Stored dataset items:
○ ○ ○ ○

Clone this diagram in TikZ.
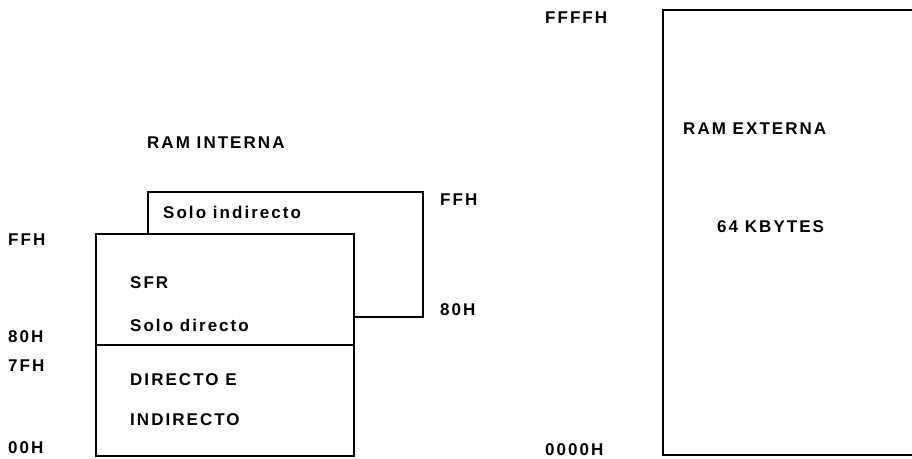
\documentclass[tikz,border=0pt]{standalone}
\usepackage{fontspec}
\setmainfont{Liberation Sans}[LetterSpace=12]
\usepackage{tikz}
\usetikzlibrary{positioning}
\tikzset{
  memlbl/.style={anchor=west, inner sep=0pt, font=\fontsize{17}{19}\selectfont\bfseries},
  membox/.style={draw, line width=1.6pt, inner sep=0pt, anchor=north west},
}

\begin{document}
\begin{tikzpicture}[x=1pt, y=-1pt]
  \useasboundingbox (0,0) rectangle (912,458);
  % RAM interna
  \node[memlbl] (titint) at (147,143) {RAM INTERNA};
  \node[membox, minimum width=275pt, minimum height=125pt] (upper) at (147,191) {};
  \node[membox, fill=white, minimum width=258pt, minimum height=111pt] (sfr) at (95,233) {};
  \node[membox, fill=white, minimum width=258pt, minimum height=111pt] (low) at (95,344) {};
  \node[memlbl] (indir) at (163,212) {Solo indirecto};
  \node[memlbl] (sfrtxt) at (130,283) {SFR};
  \node[memlbl] (dir) at (130,325) {Solo directo};
  \node[memlbl] (dirE) at (130,380) {DIRECTO E};
  \node[memlbl] (ind) at (130,420) {INDIRECTO};
  \node[memlbl] (ffhr) at (440,200) {FFH};
  \node[memlbl] (h80r) at (440,310) {80H};
  \node[memlbl] (ffhl) at (8,240) {FFH};
  \node[memlbl] (h80l) at (8,337) {80H};
  \node[memlbl] (h7fl) at (8,366) {7FH};
  \node[memlbl] (h00l) at (8,448) {00H};
  % RAM externa
  \coordinate (extTR) at (912,10);
  \coordinate (extTL) at (663,10);
  \coordinate (extBL) at (663,455);
  \coordinate (extBR) at (912,455);
  \draw[line width=1.6pt] (extTR) -- (extTL) -- (extBL) -- (extBR);
  \node[memlbl] (ffff) at (545,18) {FFFFH};
  \node[memlbl] (h0000) at (545,450) {0000H};
  \node[memlbl] (titext) at (683,129) {RAM EXTERNA};
  \node[memlbl] (kb) at (717,227) {64 KBYTES};
\end{tikzpicture}
\end{document}
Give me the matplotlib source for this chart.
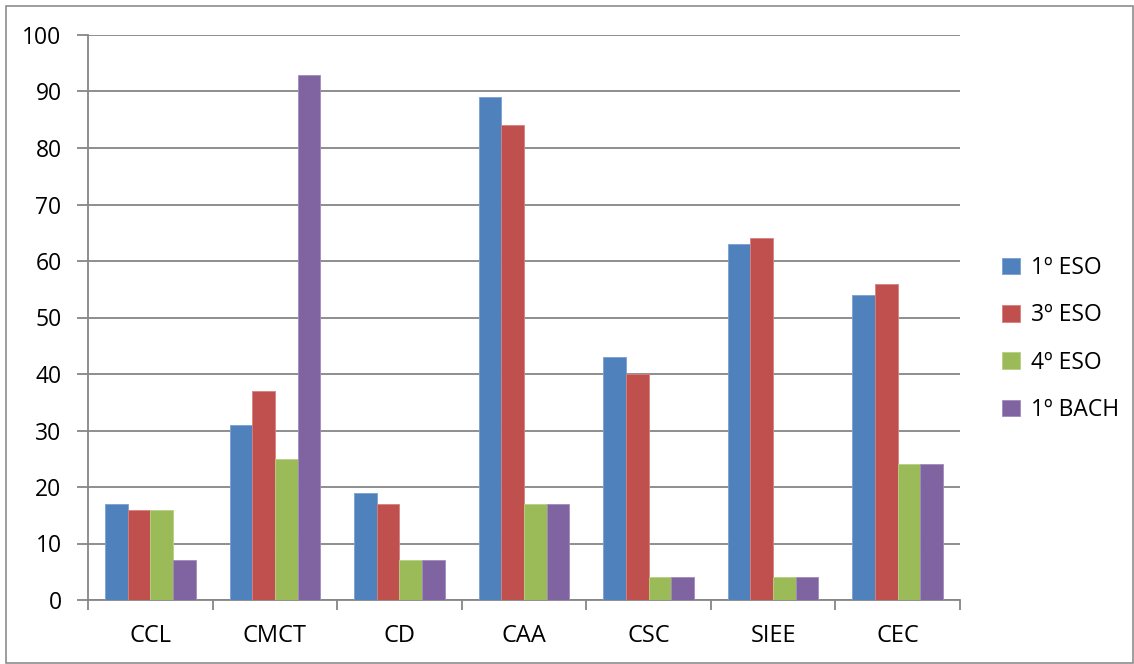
import numpy as np
import matplotlib
matplotlib.use("Agg")
import matplotlib.pyplot as plt
from matplotlib.patches import Rectangle

plt.rcParams['font.family'] = ['Open Sans', 'DejaVu Sans']

categories = ["CCL", "CMCT", "CD", "CAA", "CSC", "SIEE", "CEC"]
series_names = ["1º ESO", "3º ESO", "4º ESO", "1º BACH"]
eso1 = [17, 31, 19, 89, 43, 63, 54]
eso3 = [16, 37, 17, 84, 40, 64, 56]
eso4 = [16, 25, 7, 17, 4, 4, 24]
bach1 = [7, 93, 7, 17, 4, 4, 24]
colors = ["#4F81BD", "#C0504D", "#9BBB59", "#8064A2"]
edge_colors = ["#7A9FD0", "#D6807E", "#B8D084", "#A08BBE"]

W, H = 1134, 664
fig = plt.figure(figsize=(W / 100, H / 100), dpi=100)
ax = fig.add_axes([88 / W, 1 - 600 / H, (960 - 88) / W, (600 - 35) / H])

# outer chart border
fig.patches.append(Rectangle((6 / W, 1 / H), (W - 7) / W, (H - 7) / H,
                             transform=fig.transFigure, fill=False,
                             edgecolor="#8C8C8C", linewidth=1.2))

x = np.arange(len(categories))
bw = 1 / 5.5
all_series = [eso1, eso3, eso4, bach1]
for i, vals in enumerate(all_series):
    offs = (i - 1.5) * bw
    ax.bar(x + offs, vals, width=bw, color=colors[i], edgecolor=edge_colors[i],
           linewidth=0.6, label=series_names[i], zorder=3)

ax.set_xlim(-0.5, len(categories) - 0.5)
ax.set_ylim(0, 100)
ax.set_yticks(range(0, 101, 10))
ax.yaxis.grid(True, color="#868686", linewidth=1.3, zorder=0)
ax.set_axisbelow(True)

ax.set_xticks(x)
ax.set_xticklabels(categories)
ax.set_xticks(np.arange(-0.5, len(categories)), minor=True)
ax.tick_params(axis="x", which="major", length=0, pad=17, labelsize=17)
ax.tick_params(axis="x", which="minor", length=7, width=1.3, color="#868686", direction="out")
ax.tick_params(axis="y", length=8, width=1.3, color="#868686", pad=11, labelsize=16.5)

for s in ["top", "right"]:
    ax.spines[s].set_visible(False)
for s in ["left", "bottom"]:
    ax.spines[s].set_color("#868686")
    ax.spines[s].set_linewidth(1.3)

ax.legend(loc="center left", bbox_to_anchor=(1.025, 0.462), frameon=False,
          fontsize=16.5, handlelength=0.75, handleheight=0.75, handletextpad=0.5,
          labelspacing=1.02)

fig.savefig("out.png", dpi=100)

○ ○ ○ ○

◆ **Exercise task**
In the listing above, find the line with "Give me the matplotlib source for this chart." and the line with "plt.rcParams['font.family'] = ['Open". Copy exactly those lines and all between them, minus the images.

◆ **Written solution**
Give me the matplotlib source for this chart.
import numpy as np
import matplotlib
matplotlib.use("Agg")
import matplotlib.pyplot as plt
from matplotlib.patches import Rectangle

plt.rcParams['font.family'] = ['Open Sans', 'DejaVu Sans']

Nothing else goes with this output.